• What the exercise asks:
Quote the data exactly, first line to the line containing "const fw = 300;", with no pictures.

• Collected data:

>>>>>

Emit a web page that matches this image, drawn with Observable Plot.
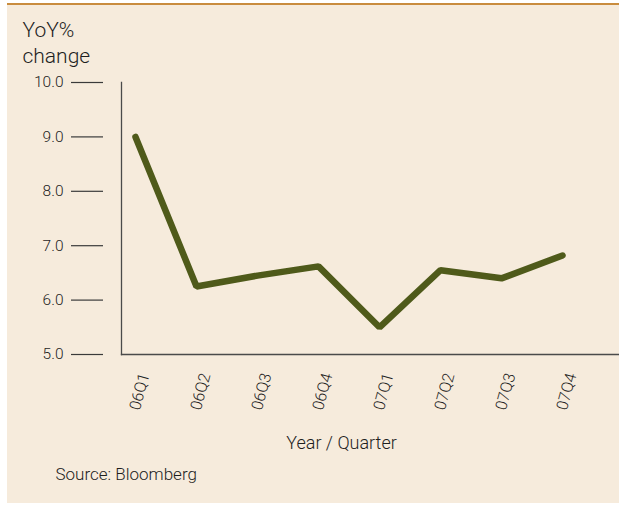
<!DOCTYPE html>
<html>
<head>
<meta charset="utf-8">
<script src="https://cdn.jsdelivr.net/npm/d3@7"></script>
<script src="https://cdn.jsdelivr.net/npm/@observablehq/plot@0.6"></script>
<style>
  html, body { margin: 0; padding: 0; background: #ffffff; }
  #wrap { position: relative; width: 619px; height: 505px; overflow: hidden; }
  #panel { position: absolute; left: 7px; top: 3px; width: 612px; height: 498px;
           background: #f6ebdc; border-top: 2px solid #c98c3e; }
  #chart { position: absolute; left: 0; top: 0; }
  #chart svg { background: transparent; }
</style>
</head>
<body>
<div id="wrap">
  <div id="panel"></div>
  <div id="chart"></div>
</div>
<script>
const quarters = ["06Q1", "06Q2", "06Q3", "06Q4", "07Q1", "07Q2", "07Q3", "07Q4"];
const yoyChange = [9.0, 6.25, 6.45, 6.62, 5.5, 6.55, 6.4, 6.82];
const yTicks = [5, 6, 7, 8, 9, 10];
const titleText = "YoY%\nchange";
const xLabel = "Year / Quarter";
const sourceText = "Source: Bloomberg";

const data = quarters.map((q, i) => ({q, v: yoyChange[i]}));
const font = "Roboto, 'Noto Sans', sans-serif";
const ink = "#1e1e1e";
const fw = 300;

const chart = Plot.plot({
  width: 619,
  height: 505,
  marginLeft: 121,
  marginRight: 0,
  marginTop: 82,
  marginBottom: 151,
  style: {fontFamily: font, color: ink, background: "transparent"},
  x: {type: "point", domain: quarters, padding: 0, insetLeft: 12, insetRight: 56, axis: null},
  y: {domain: [5, 10], axis: null},
  marks: [
    Plot.ruleY(yTicks, {y: d => d, insetLeft: -50, insetRight: 516, stroke: "#3a3a3a", strokeWidth: 1.2}),
    Plot.text(yTicks, {y: d => d, text: d => d.toFixed(1), frameAnchor: "left", dx: -58,
                       textAnchor: "end", fontSize: 15.5, fontWeight: fw, fill: ink}),
    Plot.frame({anchor: "left", stroke: "#4a4a4a", strokeWidth: 1.3}),
    Plot.frame({anchor: "bottom", stroke: "#4a4a4a", strokeWidth: 1.3}),
    Plot.line(data, {x: "q", y: "v", stroke: "#4f5a1a", strokeWidth: 6.5,
                     strokeLinecap: "round", strokeLinejoin: "miter"}),
    Plot.text(quarters, {x: d => d, frameAnchor: "bottom", rotate: -75, textAnchor: "end",
                         lineAnchor: "middle", dx: 9, dy: 19, fontSize: 16, fontWeight: fw, fill: ink}),
    Plot.text([xLabel], {frameAnchor: "bottom", dx: -29, dy: 81.5, lineAnchor: "top",
                         textAnchor: "middle", fontSize: 18, fontWeight: fw, fill: ink}),
    Plot.text([titleText], {frameAnchor: "top-left", dx: -99, dy: -63.6, lineAnchor: "top",
                            textAnchor: "start", fontSize: 21, lineHeight: 1.22, fontWeight: fw, fill: ink}),
    Plot.text([sourceText], {frameAnchor: "bottom-left", dx: -66, dy: 113.9, lineAnchor: "top",
                             textAnchor: "start", fontSize: 17, fontWeight: fw, fill: ink})
  ]
});
document.getElementById("chart").appendChild(chart);
</script>
</body>
</html>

<<<<<

• Final result:
Emit a web page that matches this image, drawn with Observable Plot.
<!DOCTYPE html>
<html>
<head>
<meta charset="utf-8">
<script src="https://cdn.jsdelivr.net/npm/d3@7"></script>
<script src="https://cdn.jsdelivr.net/npm/@observablehq/plot@0.6"></script>
<style>
  html, body { margin: 0; padding: 0; background: #ffffff; }
  #wrap { position: relative; width: 619px; height: 505px; overflow: hidden; }
  #panel { position: absolute; left: 7px; top: 3px; width: 612px; height: 498px;
           background: #f6ebdc; border-top: 2px solid #c98c3e; }
  #chart { position: absolute; left: 0; top: 0; }
  #chart svg { background: transparent; }
</style>
</head>
<body>
<div id="wrap">
  <div id="panel"></div>
  <div id="chart"></div>
</div>
<script>
const quarters = ["06Q1", "06Q2", "06Q3", "06Q4", "07Q1", "07Q2", "07Q3", "07Q4"];
const yoyChange = [9.0, 6.25, 6.45, 6.62, 5.5, 6.55, 6.4, 6.82];
const yTicks = [5, 6, 7, 8, 9, 10];
const titleText = "YoY%\nchange";
const xLabel = "Year / Quarter";
const sourceText = "Source: Bloomberg";

const data = quarters.map((q, i) => ({q, v: yoyChange[i]}));
const font = "Roboto, 'Noto Sans', sans-serif";
const ink = "#1e1e1e";
const fw = 300;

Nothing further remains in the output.